Coogler and T’Challa chart a parallel path here, seeking answers to the same question: who are you ultimately responsible to, your people or the people of the world? For his part, Coogler does due diligence by injecting the film with nods to black culture beyond the backdrop of Wakanda and the traditions of its people. I especially loved the moment when Jordan’s Killmonger, revealed to be of royal blood, calls Bassett’s Ramonda “auntie” with a razor-thin smirk. Or when Shuri jokes with T’Challa about the time-honored footwear he wore to impress tribal leaders, laying into him with, “What are thooose?!?!”

Even free of such context, Black Panther is an unmistakable triumph. Delivered through Coogler’s judicious eye, its existence alone generates a counter-history in film and mass media—first by scraping whiteness from its narrative core, then by making black people and black self-determination the default.

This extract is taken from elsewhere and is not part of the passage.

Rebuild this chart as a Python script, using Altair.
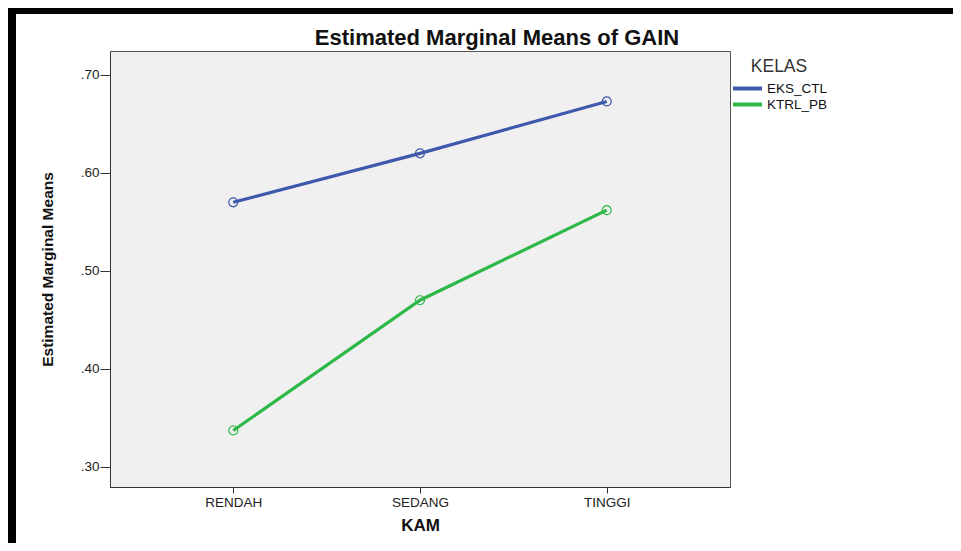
import altair as alt
import pandas as pd

kam = ["RENDAH", "SEDANG", "TINGGI"]
kelas = ["EKS_CTL", "KTRL_PB"]
eks_ctl = [0.570, 0.620, 0.673]
ktrl_pb = [0.337, 0.470, 0.562]
y_ticks = [0.30, 0.40, 0.50, 0.60, 0.70]
colors = ["#3E58AC", "#2EB848"]

rows = []
for name, vals in zip(kelas, [eks_ctl, ktrl_pb]):
    for k, v in zip(kam, vals):
        rows.append({"KAM": k, "KELAS": name, "mean": v})
df = pd.DataFrame(rows)

W, H = 620, 436
FONT = "Liberation Sans"

lines = alt.Chart(df).mark_line(
    strokeWidth=3.2,
    point=alt.OverlayMarkDef(filled=False, size=80, strokeWidth=1.2),
).encode(
    x=alt.X(
        "KAM:N", sort=kam,
        scale=alt.Scale(type="point", padding=0.66),
        axis=alt.Axis(
            title="KAM", labelAngle=0, tickSize=6, labelPadding=2,
            labelFontSize=13.5, labelFont=FONT, labelColor="#222",
            domainColor="#333", tickColor="#333", grid=False,
            titleFont=FONT, titleFontSize=17, titleFontWeight="bold",
            titleColor="#111", titlePadding=9,
        ),
    ),
    y=alt.Y(
        "mean:Q",
        scale=alt.Scale(domain=[0.2793, 0.7245], nice=False, zero=False),
        axis=alt.Axis(
            values=y_ticks, labelExpr="slice(format(datum.value, '.2f'), 1)",
            tickSize=10, labelPadding=1, labelFontSize=13.5, labelFont=FONT,
            labelColor="#222", domainColor="#333", tickColor="#333", grid=False,
            title="Estimated Marginal Means", titleFont=FONT,
            titleFontSize=15.5, titleFontWeight="bold", titleColor="#111",
            titlePadding=25,
        ),
    ),
    color=alt.Color(
        "KELAS:N",
        scale=alt.Scale(domain=kelas, range=colors),
        legend=alt.Legend(
            title="KELAS", orient="none", legendX=621, legendY=7,
            titleFont=FONT, titleFontSize=17.5, titleFontWeight="normal",
            titleColor="#333", titleAnchor="middle", titlePadding=5,
            symbolType="M-1,0H3.83", symbolSize=144, symbolStrokeWidth=4,
            labelOffset=20, labelFont=FONT, labelFontSize=13.5, labelColor="#111",
            rowPadding=0,
        ),
    ),
)

frame = alt.Data(values=[{"a": 1}])
left_bar = alt.Chart(frame).mark_rule(color="black", strokeWidth=8).encode(
    x=alt.value(-98), y=alt.value(-44), y2=alt.value(500)
)
top_bar = alt.Chart(frame).mark_rule(color="black", strokeWidth=6).encode(
    x=alt.value(-102), x2=alt.value(851), y=alt.value(-40)
)

chart = alt.layer(lines, left_bar, top_bar).properties(
    width=W, height=H,
    title=alt.TitleParams(
        "Estimated Marginal Means of GAIN", font=FONT, fontSize=22,
        fontWeight="bold", color="#111", anchor="middle", frame="group",
        dx=77, dy=70, offset=6, baseline="alphabetic",
    ),
    autosize=alt.AutoSizeParams(type="none"),
    padding={"left": 102, "top": 43, "right": 223, "bottom": 56},
    background="white",
).configure_view(
    fill="#f0f0f0", stroke="#555", strokeWidth=1
)

chart.save("out.html", embed_options={"renderer": "svg", "actions": False})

The 31-year-old writer-director has redefined the possibility of a superhero epic, a credit to his singular vision and belief that black stories matter, and that they imbue relevance on the big screen no matter what narrative shape they take. He proved that with Fruitvale Station, his breakout 2013 film about the killing of Oscar Grant, and again with Creed, the 2015 boxing flick that mined the importance of legacy and family.

Black Panther will manifest as a movement bigger than this moment. It’s more than historic pre-sale records, or box-office predictions. The collective hype that’s followed the film since inception has been absolutely volcanic, like nothing I’ve witnessed before.

It’s not that our need for black superheroes has shifted. Films like The Meteor Man and Steel may not have been commercially vibrant, but their stories and their images remain vital to black communities as what one friend described as “arbiters of hope and virtue in ways that transcend the limitations of our everyday, colonized lives.” Another friend who I spoke to this week shared a comparable sentiment: “we need black superheroes to remind ourselves that inventing yourself is not only possible, but necessary for survival.” I cite them because Black Panther, Coogler’s pièce de résistance, has been a reflection of shared hopes in creative industries where black identity is either undervalued or co-opted for empty laughs. These worlds, these august narratives, have always been viable to us.

So, what can a superhero movie be? It can be truth and fire and love. If we’re lucky, it is all of those things, perhaps more. It’s no mistake that Black Panther overflows with them.